The ‘Warren Buffet of China’
China is home to fifty individuals with a net worth of one billion US dollars or more. One of China’s most high-profile entrepreneurs has disappeared. Guo Guangchang has an estimated net worth of $7 billion, and is an owner and investor in many Chinese industries. Through his investment vehicle the Fosun Group, the Chinese tycoon has interests in diverse fields from financial services, to mining, retail and many others. These endeavours allowed his company to become one the largest private enterprises in China, a country where state-run businesses still reign supreme. Guo Guangchang’s disappearance is just the most recent suspicious circumstance to befall China’s business class.
Missing magnates
China’s business executives and high-profile members of the financial elite have been vanishing. Yim Fung, the CEO of Guotai Yunan International was reported missing just two weeks before Guo Guangchang. 2015 has seen a total of five Chinese business figures disappear.

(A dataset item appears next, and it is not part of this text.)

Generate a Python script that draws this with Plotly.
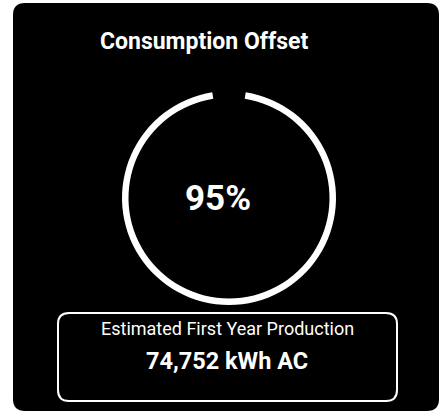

Often, unsurprisingly, the financial effects of this on the companies is catastrophic. When Lei Heijun, the chairman of Hanenergy failed to attend a shareholder meeting in May 2015, the effect was dramatic. The value of shares plummeted 47%, resulting in an astonishing $18.6bn wiped from the company’s share values. Upon announcement of Guo Guangchang’s disappearance, share trading for Fosun International was suspended. These disappearances are more than mere coincidence.
Corruption questioning
Frequently, the business figures have been reported missing after being approached by the Chinese authorities to purportedly aid in an investigation of some variety. Central to these theories, is the Chinese government’s supposed anti-corruption battle. Since 2013, under the charge of Premier Xi Jinping, and anti-corruption chief Wang Quishan, a number of China’s leading businessmen have been questioned under suspicion of corruption. The investigations began investigating officials at a local level, but soon increased in scope. The net expanded to cover state-owned companies, and, crucially, those involved in the financial sector. It is suspected that Guo Guangchang has been targeted by the Chinese government for this very reason.
An economic witch-hunt
The anti-corruption campaign, however, may not be as substantive as it seems. What at first seemed to be a genuine attempt to pursue those involved in unscrupulous dealings, soon morphed into a basic witch-hunt. The Chinese economy underwent substantial shocks in 2015. After a fall in exports, the Chinese government devalued the yuan in order to stimulate international trade. However, the damage had already been done. In addition to causing havoc on China’s stock markets, the export slump, coupled with the yuan devaluation saw stock markets take a plunge worldwide. The Chinese authorities are searching for a scapegoat for the year’s economic troubles. In China’s billionaires it seems they have found a target.